I'm making a demo of speech to text using Azure speech api on browser by node.js. According to API document here, it does specify that it need .wav or .ogg files. But the example down there does a api call through sending byte data to api.
So I've already get my data from microphone in byte array form. Is it the right path to convert it to byte and send it to api? Or is it better for me to save it as a .wav file then send to the api?
So below is my code.
This is stream from microphone part.
navigator.mediaDevices.getUserMedia({ audio: true })
.then(stream => { handlerFunction(stream) })
function handlerFunction(stream) {
rec = new MediaRecorder(stream);
rec.ondataavailable = e => {
if (rec.state == "inactive") {
let blob = new Blob(audioChunks, { type: 'audio/wav; codec=audio/pcm; samplerate=16000' });
recordedAudio.src = URL.createObjectURL(blob);
recordedAudio.controls = true;
recordedAudio.autoplay = true;
let fileReader = new FileReader();
var arrayBuffer = new Uint8Array(1024);
var reader = new FileReader();
reader.onloadend = function () {
var byteArray = new Uint8Array(reader.result);
console.log("reader result" + reader.result)
etTimeout(() => getText(byteArray), 1000);
This is api call part
function getText(audio, callback) {
console.log("in function audio " + audio);
console.log("how many byte?: " + audio.byteLength)
const sendTime = Date.now();
fetch('https://westus.stt.speech.microsoft.com/speech/recognition/conversation/cognitiveservices/v1?language=en-US', {
method: "POST",
headers: {
'Accept': 'application/json',
'Ocp-Apim-Subscription-Key': YOUR_API_KEY,
// 'Transfer-Encoding': 'chunked',
// 'Expect': '100-continue',
'Content-type': 'audio/wav; codec=audio/pcm; samplerate=16000'
body: audio
.then(function (r) {
return r.json();
.then(function (response) {
if (sendTime < time) {
time = sendTime
}).catch(e => {
console.log("Error", e)
It returns with 400 (Bad Request)
and says :
{Message: "Unsupported audio format"}
Note you're not creating a MediaRecorder
with a audio/wav
mimeType by
new Blob(audioChunks,{type:'audio/wav; codec=audio/pcm; samplerate=16000'})
This statement is only a description for blob.

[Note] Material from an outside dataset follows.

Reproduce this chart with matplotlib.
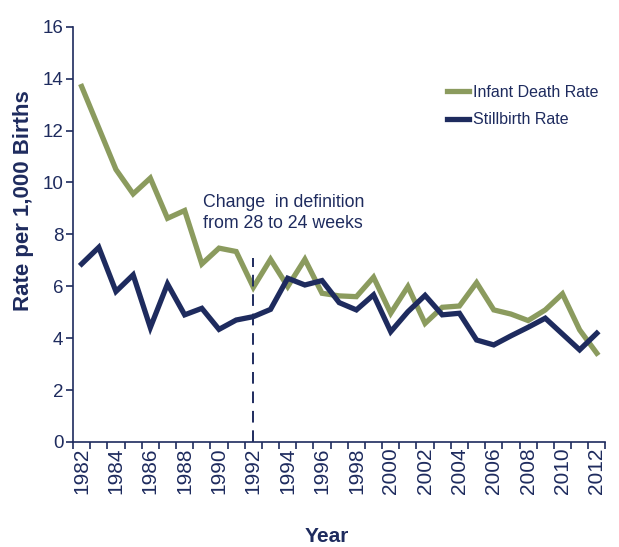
import matplotlib
matplotlib.use("Agg")
import matplotlib.pyplot as plt
import numpy as np

years = list(range(1982, 2013))
infant_death = [13.7, 12.1, 10.5, 9.56, 10.17, 8.62, 8.92, 6.86, 7.47, 7.34, 5.96,
                7.04, 5.99, 7.04, 5.73, 5.63, 5.6, 6.35, 4.96, 5.99, 4.57,
                5.19, 5.24, 6.14, 5.09, 4.93, 4.68, 5.09, 5.71, 4.32, 3.42]
stillbirth = [6.86, 7.5, 5.8, 6.44, 4.41, 6.09, 4.9, 5.15, 4.34, 4.7, 4.83,
              5.11, 6.31, 6.05, 6.22, 5.37, 5.09, 5.67, 4.25, 5.02, 5.65,
              4.9, 4.96, 3.93, 3.74, 4.09, 4.42, 4.77, 4.16, 3.55, 4.19]
series_names = ["Infant Death Rate", "Stillbirth Rate"]
y_ticks = [0, 2, 4, 6, 8, 10, 12, 14, 16]
x_tick_years = list(range(1982, 2013, 2))
change_year = 1992
change_top = 7.1
annotation = "Change  in definition\nfrom 28 to 24 weeks"

GREEN = "#8B9B5E"
NAVY = "#1E2B5E"

plt.rcParams['font.family'] = ['Liberation Sans', 'DejaVu Sans']

fig = plt.figure(figsize=(6.19, 5.47), dpi=100)
ax = fig.add_axes([0.118, 0.192, 0.860, 0.759])

ax.plot(years, infant_death, color=GREEN, lw=3.8, label=series_names[0],
        solid_joinstyle='miter')
ax.plot(years, stillbirth, color=NAVY, lw=3.8, label=series_names[1],
        solid_joinstyle='miter')

ax.vlines(change_year, 0, change_top, colors=NAVY, linestyles=(0, (6, 4)), lw=1.4)
ax.text(1989.08, 9.55, annotation, color=NAVY, fontsize=12.8, ha='left', va='top',
        linespacing=1.27)

ax.set_xlim(years[0] - 0.5, years[-1] + 0.5)
ax.set_ylim(0, 16)
ax.set_yticks(y_ticks)
ax.set_yticklabels([str(v) for v in y_ticks])
ax.set_xticks(x_tick_years)
ax.set_xticklabels([str(y) for y in x_tick_years], rotation=90, fontsize=15)
ax.set_xticks(np.arange(years[0] - 0.5, years[-1] + 1.0, 1.0), minor=True)

ax.tick_params(axis='x', which='major', length=0, pad=4, colors=NAVY)
ax.tick_params(axis='x', which='minor', length=5, width=1.2, direction='out', color=NAVY)
ax.tick_params(axis='y', length=5, width=1.2, direction='out', labelsize=13.5,
               colors=NAVY, pad=2)

for s in ['top', 'right']:
    ax.spines[s].set_visible(False)
for s in ['left', 'bottom']:
    ax.spines[s].set_color(NAVY)
    ax.spines[s].set_linewidth(1.2)

ax.set_ylabel("Rate per 1,000 Births", fontsize=16, fontweight='bold', color=NAVY)
ax.yaxis.set_label_coords(-0.073, 0.581)
ax.set_xlabel("Year", fontsize=15, fontweight='bold', color=NAVY)
ax.xaxis.set_label_coords(0.476, -0.205)

leg = ax.legend(loc='upper left', bbox_to_anchor=(0.703, 0.86), frameon=False,
                fontsize=11.5, handlelength=1.38, handletextpad=0.2, labelspacing=0.78,
                borderpad=0, borderaxespad=0, labelcolor=NAVY)

fig.savefig("out.png", dpi=100)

I test my Chrome(v71) with isTypeSupported
MediaRecorder.isTypeSupported("audio/wav") // return false
MediaRecorder.isTypeSupported("audio/ogg") // return false
MediaRecorder.isTypeSupported("audio/webm") // return true
It seems that the MediaRecorder will only record the audio in audio/webm
. Also, when I run the following code on Chrome , the default rec.mimeType
is audio/webm;codecs=opus
rec = new MediaRecorder(stream);
According to the Audio formats Requiremnts, the audio/webm
is not supported yet.
Before calling getText()
we need convert the webm
to wav
firstly. There're quite a lot of libraries that can help us do that. I just copy Jam3's script before your code to convert webm
to wav
// add Jam3's script between Line 2 and Line 94 or import that module as you like
// create a audioContext that helps us decode the webm audio
var audioCtx = new (window.AudioContext || window.webkitAudioContext)();
rec = new MediaRecorder(stream,{
mimeType : 'audio/webm',
codecs : "opus",
// ...
rec.ondataavailable = e => {
if (rec.state == "inactive") {
var blob = new Blob(audioChunks, { 'type': 'audio/webm; codecs=opus' });
var arrayBuffer;
var fileReader = new FileReader();
fileReader.onload = function(event) {
arrayBuffer = event.target.result;
function(buffer) {
var wav = audioBufferToWav(buffer);
setTimeout(() => getText(wav), 1000);
function(e){ console.log( e); }
And it works fine for me :
As a side note, I suggest you should use your backend to invoke the speech-to-text services. Never invoke azure stt
service in a browser. That's because exposing your subscription key to front end is really dangerous. Anyone could inspect the network and steal your key.